> Material provided

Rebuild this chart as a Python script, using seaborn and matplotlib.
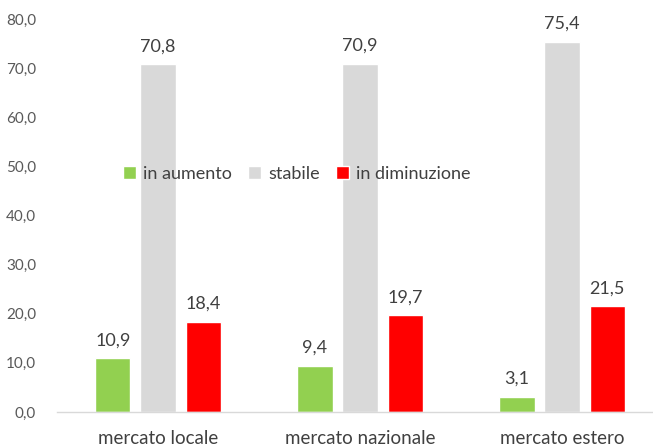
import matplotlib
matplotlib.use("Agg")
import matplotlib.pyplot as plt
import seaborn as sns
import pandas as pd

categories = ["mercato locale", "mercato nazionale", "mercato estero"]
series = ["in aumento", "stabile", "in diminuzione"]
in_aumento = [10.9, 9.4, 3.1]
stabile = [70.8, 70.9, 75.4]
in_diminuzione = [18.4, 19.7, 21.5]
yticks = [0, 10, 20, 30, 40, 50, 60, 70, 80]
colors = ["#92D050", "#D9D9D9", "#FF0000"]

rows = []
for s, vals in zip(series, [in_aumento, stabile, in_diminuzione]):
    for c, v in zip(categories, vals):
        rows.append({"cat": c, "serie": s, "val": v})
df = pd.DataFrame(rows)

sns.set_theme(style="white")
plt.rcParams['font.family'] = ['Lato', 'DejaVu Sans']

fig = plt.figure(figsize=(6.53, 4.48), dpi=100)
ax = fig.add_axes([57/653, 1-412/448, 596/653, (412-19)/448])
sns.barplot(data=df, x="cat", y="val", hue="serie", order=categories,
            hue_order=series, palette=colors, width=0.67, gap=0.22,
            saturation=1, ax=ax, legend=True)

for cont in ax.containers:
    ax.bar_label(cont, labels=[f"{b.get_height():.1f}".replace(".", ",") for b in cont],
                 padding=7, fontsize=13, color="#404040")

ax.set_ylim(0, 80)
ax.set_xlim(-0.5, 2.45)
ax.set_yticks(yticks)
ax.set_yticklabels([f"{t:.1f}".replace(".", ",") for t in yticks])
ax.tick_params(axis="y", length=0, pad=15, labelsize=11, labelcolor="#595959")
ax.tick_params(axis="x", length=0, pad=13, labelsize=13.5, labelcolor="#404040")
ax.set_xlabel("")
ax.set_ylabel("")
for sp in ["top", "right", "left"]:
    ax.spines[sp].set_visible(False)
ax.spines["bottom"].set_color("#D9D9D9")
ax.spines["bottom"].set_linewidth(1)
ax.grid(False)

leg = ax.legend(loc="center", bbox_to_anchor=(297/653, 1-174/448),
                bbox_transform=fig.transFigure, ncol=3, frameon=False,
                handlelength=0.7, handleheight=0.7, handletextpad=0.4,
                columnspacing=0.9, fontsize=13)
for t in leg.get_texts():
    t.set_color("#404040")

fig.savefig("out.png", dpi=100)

...

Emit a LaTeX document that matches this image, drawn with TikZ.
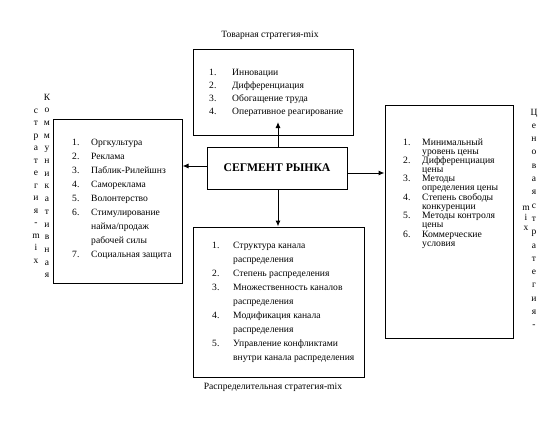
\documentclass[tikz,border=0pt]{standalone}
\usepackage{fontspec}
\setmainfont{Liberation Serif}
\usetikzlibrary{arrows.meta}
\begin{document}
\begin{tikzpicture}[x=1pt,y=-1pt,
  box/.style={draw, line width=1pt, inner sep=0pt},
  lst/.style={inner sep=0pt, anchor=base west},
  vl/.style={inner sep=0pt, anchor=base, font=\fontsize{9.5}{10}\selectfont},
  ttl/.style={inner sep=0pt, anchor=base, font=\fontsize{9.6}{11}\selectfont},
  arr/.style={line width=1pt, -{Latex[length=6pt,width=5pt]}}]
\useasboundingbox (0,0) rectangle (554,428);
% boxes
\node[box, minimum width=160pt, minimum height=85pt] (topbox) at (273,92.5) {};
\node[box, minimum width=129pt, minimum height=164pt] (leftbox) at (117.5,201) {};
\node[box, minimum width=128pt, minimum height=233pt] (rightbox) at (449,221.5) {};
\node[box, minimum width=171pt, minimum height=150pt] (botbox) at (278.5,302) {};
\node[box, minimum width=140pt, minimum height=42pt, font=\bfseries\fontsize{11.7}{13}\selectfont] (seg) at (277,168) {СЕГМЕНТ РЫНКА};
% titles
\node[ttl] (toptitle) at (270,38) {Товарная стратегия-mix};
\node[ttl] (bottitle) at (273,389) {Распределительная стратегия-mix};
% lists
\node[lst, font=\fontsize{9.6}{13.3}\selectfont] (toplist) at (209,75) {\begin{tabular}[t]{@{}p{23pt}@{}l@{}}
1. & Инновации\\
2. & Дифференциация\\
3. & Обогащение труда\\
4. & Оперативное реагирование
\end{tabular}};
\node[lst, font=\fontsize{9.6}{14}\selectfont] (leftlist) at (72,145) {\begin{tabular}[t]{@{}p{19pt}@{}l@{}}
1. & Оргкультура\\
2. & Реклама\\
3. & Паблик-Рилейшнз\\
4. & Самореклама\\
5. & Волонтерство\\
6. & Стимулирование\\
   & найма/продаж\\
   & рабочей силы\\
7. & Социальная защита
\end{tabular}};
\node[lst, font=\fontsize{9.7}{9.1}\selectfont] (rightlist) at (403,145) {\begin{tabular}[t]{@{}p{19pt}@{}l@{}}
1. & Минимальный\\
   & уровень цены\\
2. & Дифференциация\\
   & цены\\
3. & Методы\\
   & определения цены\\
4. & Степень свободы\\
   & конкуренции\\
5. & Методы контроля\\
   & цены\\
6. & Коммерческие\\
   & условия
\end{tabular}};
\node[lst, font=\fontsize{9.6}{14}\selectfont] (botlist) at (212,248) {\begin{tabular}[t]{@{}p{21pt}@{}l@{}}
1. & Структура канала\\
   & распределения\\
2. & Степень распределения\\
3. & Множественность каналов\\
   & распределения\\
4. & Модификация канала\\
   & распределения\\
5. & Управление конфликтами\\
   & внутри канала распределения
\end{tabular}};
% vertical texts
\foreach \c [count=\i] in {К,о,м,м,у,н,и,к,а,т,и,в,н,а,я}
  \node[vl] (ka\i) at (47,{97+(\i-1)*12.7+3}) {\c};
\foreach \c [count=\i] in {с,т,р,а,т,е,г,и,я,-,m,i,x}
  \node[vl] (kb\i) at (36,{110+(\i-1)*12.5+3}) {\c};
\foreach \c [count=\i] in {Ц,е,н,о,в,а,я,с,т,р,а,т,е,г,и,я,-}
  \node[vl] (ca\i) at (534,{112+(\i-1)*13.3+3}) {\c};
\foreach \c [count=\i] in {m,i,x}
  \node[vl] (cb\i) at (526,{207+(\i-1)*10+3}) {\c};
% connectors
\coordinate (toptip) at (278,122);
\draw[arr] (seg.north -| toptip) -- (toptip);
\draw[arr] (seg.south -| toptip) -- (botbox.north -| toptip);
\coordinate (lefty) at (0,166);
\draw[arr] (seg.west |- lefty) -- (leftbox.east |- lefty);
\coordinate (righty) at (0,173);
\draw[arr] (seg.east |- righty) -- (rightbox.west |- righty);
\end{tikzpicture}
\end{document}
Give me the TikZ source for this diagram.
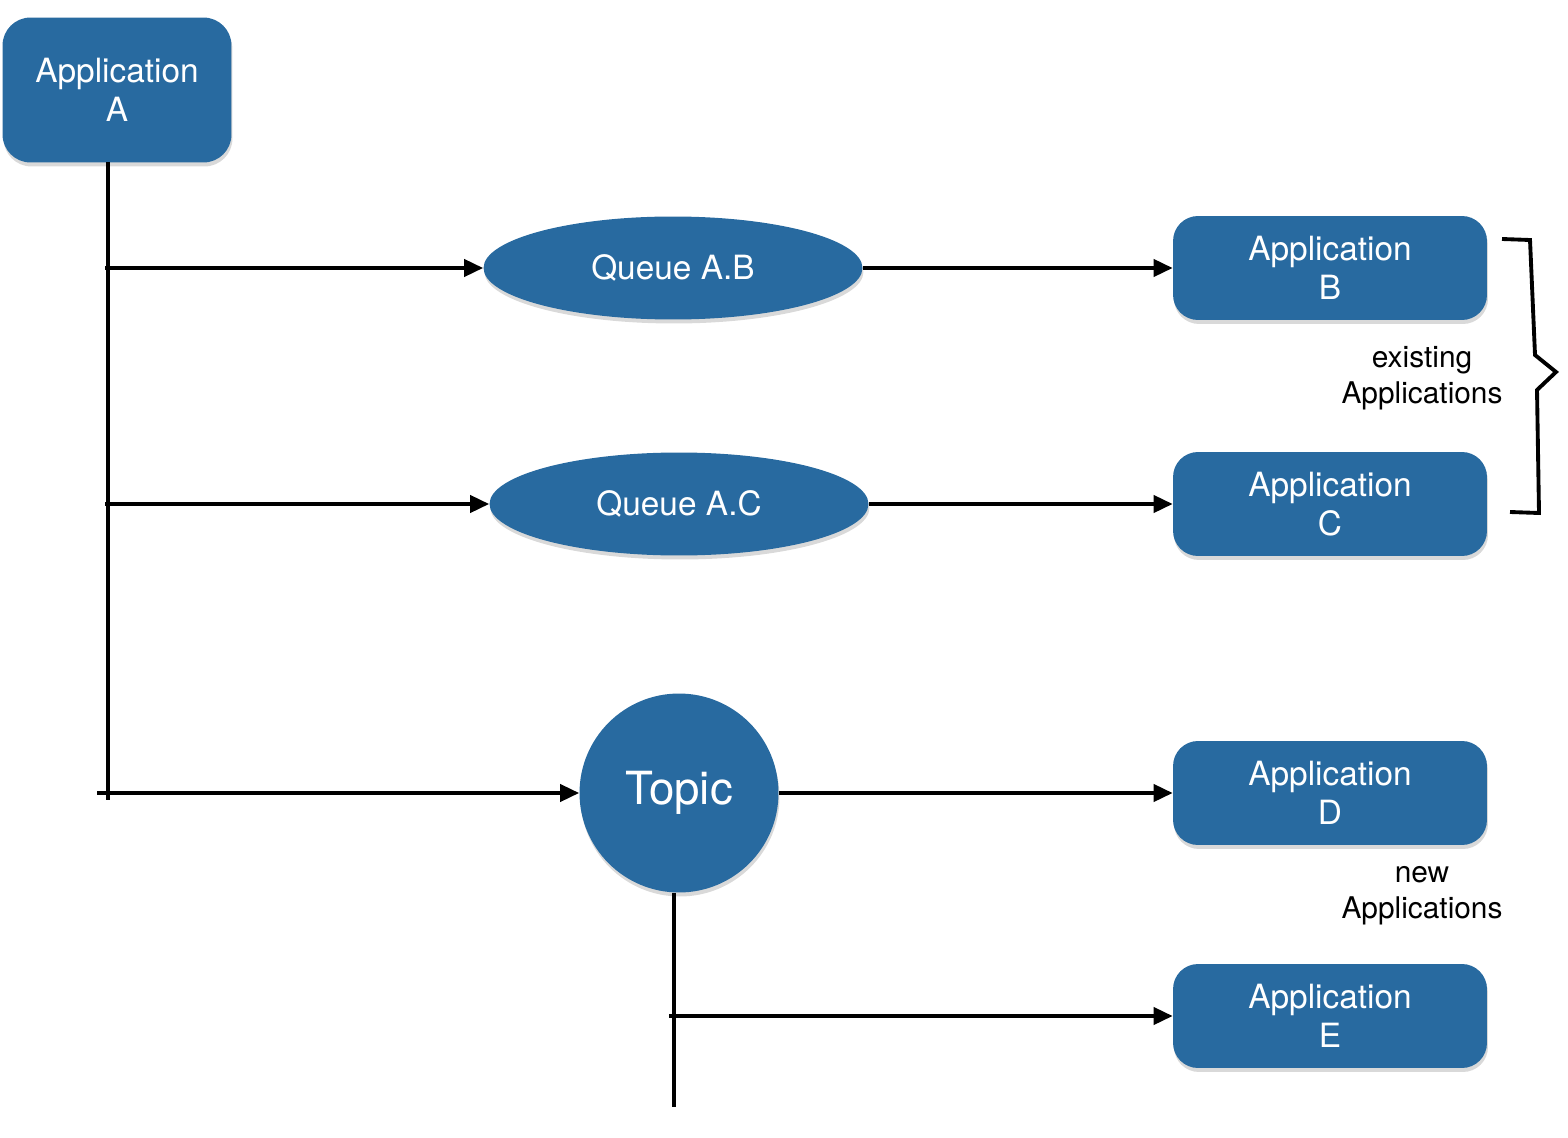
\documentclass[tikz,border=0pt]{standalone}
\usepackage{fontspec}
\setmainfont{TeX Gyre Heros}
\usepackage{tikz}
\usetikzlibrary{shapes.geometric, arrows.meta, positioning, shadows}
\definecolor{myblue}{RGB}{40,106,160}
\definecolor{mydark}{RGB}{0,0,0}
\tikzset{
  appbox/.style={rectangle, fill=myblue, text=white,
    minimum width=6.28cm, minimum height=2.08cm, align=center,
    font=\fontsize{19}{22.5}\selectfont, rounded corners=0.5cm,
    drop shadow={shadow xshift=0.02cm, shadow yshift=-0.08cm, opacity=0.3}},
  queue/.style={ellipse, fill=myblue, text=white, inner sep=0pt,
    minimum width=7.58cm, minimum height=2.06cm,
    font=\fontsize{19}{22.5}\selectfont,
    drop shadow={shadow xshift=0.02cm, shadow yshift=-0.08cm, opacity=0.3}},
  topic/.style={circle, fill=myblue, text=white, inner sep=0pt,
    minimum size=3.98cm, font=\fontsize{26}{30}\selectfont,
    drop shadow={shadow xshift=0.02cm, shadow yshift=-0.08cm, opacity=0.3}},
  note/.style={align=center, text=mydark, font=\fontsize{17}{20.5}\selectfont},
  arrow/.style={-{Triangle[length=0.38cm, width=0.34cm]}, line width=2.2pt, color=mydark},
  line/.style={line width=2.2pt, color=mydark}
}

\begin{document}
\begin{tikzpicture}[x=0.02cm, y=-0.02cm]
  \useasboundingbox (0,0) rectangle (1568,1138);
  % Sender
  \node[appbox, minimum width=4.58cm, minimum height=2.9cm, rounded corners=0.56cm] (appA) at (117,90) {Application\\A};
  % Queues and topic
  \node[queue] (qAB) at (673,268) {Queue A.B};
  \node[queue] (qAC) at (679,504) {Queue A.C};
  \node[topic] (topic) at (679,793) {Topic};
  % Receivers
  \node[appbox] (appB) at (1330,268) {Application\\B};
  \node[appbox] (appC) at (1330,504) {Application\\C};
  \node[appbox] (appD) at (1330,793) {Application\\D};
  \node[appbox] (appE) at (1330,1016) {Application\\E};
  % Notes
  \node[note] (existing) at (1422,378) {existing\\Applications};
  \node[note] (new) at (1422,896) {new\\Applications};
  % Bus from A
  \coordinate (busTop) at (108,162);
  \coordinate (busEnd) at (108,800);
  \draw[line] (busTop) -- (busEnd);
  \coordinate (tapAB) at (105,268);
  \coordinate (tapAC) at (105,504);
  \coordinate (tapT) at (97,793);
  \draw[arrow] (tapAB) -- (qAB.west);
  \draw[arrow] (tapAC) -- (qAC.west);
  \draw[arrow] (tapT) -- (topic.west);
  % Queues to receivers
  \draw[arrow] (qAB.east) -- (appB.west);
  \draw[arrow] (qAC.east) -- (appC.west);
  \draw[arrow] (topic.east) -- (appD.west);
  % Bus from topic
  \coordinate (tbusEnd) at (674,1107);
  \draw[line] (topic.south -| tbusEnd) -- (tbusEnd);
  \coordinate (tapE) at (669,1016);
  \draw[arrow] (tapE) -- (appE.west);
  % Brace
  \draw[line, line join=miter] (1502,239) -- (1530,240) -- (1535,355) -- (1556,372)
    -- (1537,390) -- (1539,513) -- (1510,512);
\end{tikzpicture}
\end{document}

> Stated task
Where a line in the material contains "this", copy that line.

> Worked solution
Rebuild this chart as a Python script, using seaborn and matplotlib.
Emit a LaTeX document that matches this image, drawn with TikZ.
Give me the TikZ source for this diagram.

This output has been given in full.